How To Respond To Construction RFIs
Construction RFIs work best when the response is clear enough for the project team to act on and complete enough to preserve the record. The goal is not just to answer a question. The goal is to remove ambiguity without creating new risk.
Use the RFI generator to draft structured requests, then track responses in your project log.
Answer The Question Directly
Start with the answer.
Avoid responses that force the reader to infer the decision. A useful response should state:
- What requirement applies
- Which drawing, detail, specification, or addendum controls
- Whether the original documents remain unchanged
- Whether follow-up is required
- Whether the answer affects scope, price, or schedule
If the question cannot be answered yet, say what information is missing and who owns the follow-up.

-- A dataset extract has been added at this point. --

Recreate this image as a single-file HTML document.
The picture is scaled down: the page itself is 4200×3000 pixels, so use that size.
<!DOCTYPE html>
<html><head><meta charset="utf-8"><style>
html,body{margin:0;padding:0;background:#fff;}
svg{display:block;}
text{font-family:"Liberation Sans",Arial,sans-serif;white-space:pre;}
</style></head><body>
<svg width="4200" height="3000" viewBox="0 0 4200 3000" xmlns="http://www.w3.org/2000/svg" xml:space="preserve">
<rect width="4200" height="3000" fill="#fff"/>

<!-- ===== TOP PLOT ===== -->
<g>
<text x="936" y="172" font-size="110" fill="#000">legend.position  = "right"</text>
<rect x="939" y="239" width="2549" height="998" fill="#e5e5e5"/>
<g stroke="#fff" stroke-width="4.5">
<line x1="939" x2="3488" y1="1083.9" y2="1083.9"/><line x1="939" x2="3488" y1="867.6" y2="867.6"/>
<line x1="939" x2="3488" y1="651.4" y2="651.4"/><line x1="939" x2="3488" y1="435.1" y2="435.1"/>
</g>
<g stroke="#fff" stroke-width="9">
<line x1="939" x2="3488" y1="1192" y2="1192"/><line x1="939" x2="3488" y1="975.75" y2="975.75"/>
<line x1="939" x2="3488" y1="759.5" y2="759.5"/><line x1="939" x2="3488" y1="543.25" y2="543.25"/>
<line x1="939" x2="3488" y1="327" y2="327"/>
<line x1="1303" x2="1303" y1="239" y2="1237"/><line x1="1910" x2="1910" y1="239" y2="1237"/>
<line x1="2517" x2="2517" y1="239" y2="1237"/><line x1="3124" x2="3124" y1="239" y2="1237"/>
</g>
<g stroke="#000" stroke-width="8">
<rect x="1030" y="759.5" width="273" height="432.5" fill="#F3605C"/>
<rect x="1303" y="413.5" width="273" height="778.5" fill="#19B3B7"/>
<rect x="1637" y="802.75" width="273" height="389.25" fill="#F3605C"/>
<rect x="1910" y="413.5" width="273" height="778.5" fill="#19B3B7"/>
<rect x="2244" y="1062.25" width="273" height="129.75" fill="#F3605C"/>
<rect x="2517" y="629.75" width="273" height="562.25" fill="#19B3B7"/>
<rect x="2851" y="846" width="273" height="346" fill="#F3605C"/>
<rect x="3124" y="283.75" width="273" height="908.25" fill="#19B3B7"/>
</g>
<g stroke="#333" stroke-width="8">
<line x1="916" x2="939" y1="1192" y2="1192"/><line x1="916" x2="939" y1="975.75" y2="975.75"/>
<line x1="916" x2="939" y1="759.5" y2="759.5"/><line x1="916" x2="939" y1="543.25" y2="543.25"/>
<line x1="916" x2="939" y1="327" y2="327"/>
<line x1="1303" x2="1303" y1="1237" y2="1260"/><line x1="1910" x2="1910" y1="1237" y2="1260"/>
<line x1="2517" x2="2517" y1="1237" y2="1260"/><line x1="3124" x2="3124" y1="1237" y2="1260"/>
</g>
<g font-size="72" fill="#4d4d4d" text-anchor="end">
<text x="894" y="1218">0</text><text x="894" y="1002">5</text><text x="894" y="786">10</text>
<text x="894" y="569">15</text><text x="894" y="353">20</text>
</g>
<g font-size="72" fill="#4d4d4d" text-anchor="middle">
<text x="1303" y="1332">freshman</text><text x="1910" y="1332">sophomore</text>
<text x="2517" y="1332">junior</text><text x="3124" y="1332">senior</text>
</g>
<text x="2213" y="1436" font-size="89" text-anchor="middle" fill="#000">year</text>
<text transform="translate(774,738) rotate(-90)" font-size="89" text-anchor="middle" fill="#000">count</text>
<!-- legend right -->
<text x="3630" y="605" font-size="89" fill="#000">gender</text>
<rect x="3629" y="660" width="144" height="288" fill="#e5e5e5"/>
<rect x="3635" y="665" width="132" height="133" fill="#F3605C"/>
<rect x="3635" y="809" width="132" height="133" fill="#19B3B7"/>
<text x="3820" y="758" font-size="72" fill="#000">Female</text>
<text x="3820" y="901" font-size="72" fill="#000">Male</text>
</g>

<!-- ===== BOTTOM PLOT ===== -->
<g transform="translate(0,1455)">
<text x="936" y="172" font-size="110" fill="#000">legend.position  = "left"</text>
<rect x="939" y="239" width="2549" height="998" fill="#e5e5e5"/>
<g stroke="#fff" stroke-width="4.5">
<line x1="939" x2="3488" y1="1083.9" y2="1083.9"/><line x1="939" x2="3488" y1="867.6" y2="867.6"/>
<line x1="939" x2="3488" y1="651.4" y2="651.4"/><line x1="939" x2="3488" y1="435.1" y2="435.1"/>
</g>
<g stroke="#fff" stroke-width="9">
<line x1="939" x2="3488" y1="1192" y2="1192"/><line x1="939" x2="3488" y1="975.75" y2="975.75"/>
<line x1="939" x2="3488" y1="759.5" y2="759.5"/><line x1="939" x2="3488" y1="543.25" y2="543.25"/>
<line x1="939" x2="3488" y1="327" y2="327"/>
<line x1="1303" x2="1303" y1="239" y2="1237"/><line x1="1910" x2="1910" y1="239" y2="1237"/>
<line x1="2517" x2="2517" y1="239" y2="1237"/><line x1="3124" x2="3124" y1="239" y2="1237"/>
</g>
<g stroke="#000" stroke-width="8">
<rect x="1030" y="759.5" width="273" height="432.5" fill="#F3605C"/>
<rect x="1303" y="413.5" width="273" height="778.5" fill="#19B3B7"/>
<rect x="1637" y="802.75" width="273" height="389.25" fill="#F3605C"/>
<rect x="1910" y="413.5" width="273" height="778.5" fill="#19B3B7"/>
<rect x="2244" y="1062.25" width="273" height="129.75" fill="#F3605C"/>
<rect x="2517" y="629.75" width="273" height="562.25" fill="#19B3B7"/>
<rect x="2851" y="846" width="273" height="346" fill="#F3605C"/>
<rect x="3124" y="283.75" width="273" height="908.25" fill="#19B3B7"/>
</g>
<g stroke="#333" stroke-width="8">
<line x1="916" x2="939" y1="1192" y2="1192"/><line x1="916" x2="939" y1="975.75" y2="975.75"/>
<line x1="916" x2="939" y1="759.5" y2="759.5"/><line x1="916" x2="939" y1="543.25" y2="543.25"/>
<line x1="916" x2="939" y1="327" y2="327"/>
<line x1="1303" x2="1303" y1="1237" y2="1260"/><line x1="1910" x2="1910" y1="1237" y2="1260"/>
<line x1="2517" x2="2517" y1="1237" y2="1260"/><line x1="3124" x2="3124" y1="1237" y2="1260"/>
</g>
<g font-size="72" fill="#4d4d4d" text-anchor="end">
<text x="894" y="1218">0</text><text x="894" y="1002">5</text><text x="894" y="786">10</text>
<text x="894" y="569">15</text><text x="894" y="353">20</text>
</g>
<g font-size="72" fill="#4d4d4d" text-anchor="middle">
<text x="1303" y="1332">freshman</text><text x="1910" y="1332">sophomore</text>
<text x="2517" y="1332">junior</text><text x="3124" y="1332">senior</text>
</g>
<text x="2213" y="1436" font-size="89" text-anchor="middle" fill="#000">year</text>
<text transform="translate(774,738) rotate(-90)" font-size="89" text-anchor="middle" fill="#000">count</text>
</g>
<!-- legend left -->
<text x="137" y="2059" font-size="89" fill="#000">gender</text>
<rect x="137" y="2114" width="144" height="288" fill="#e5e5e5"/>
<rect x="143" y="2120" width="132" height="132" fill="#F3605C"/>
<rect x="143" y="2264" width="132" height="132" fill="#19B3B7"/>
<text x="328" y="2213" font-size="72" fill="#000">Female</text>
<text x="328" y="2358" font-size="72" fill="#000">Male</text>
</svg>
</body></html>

Cite The Controlling Documents
Every response should point back to the project record.
Include:
- Drawing number
- Detail reference
- Specification section
- Addendum number
- RFI number
- Sketch or attachment when required
- Date of response
- Respondent or reviewing party
Specific references reduce confusion and make later reviews easier.
Separate Bid-Phase And Construction-Phase RFIs
Bid-phase RFIs are part of procurement. Construction-phase RFIs are part of project execution.
For bid-phase RFIs:
- Follow the solicitation format
- Submit before the question deadline
- Avoid revealing competitive strategy
- Watch for addenda
- Update the estimate if the answer changes scope
For construction-phase RFIs:
- Follow the contract communication process
- Identify schedule or cost impact
- Route design questions to the right authority
- Preserve the response in the project record
See the construction RFI process guide for a full workflow.
Use Impact Notes
If the answer changes the work, identify the affected area.
Impact notes can cover:
- Scope
- Material
- Labor
- Schedule
- Access
- Submittals
- Testing
- Coordination
- Cost review
Do not turn an RFI response into an unauthorized change order. Follow the contract process when the response changes cost or time.
Keep The RFI Log Current
An RFI log should track:
- RFI number
- Question title
- Submitted date
- Due date
- Respondent
- Status
- Response date
- Related drawings and specifications
- Impact notes
- Follow-up action
- Related addenda, change orders, or submittals
Use the submittal log template when RFI answers create submittal requirements that need tracking.
Response Checklist
Before closing an RFI, confirm:
- The answer addresses the question
- Document references are included
- Attachments are named
- Scope impact is clear
- Cost or schedule impact is flagged if relevant
- The log is updated
- Affected team members were notified
- Bid documents or contract documents were updated through the proper channel
Clear RFI responses help the bid team, field team, owner, designer, and subcontractors work from the same record.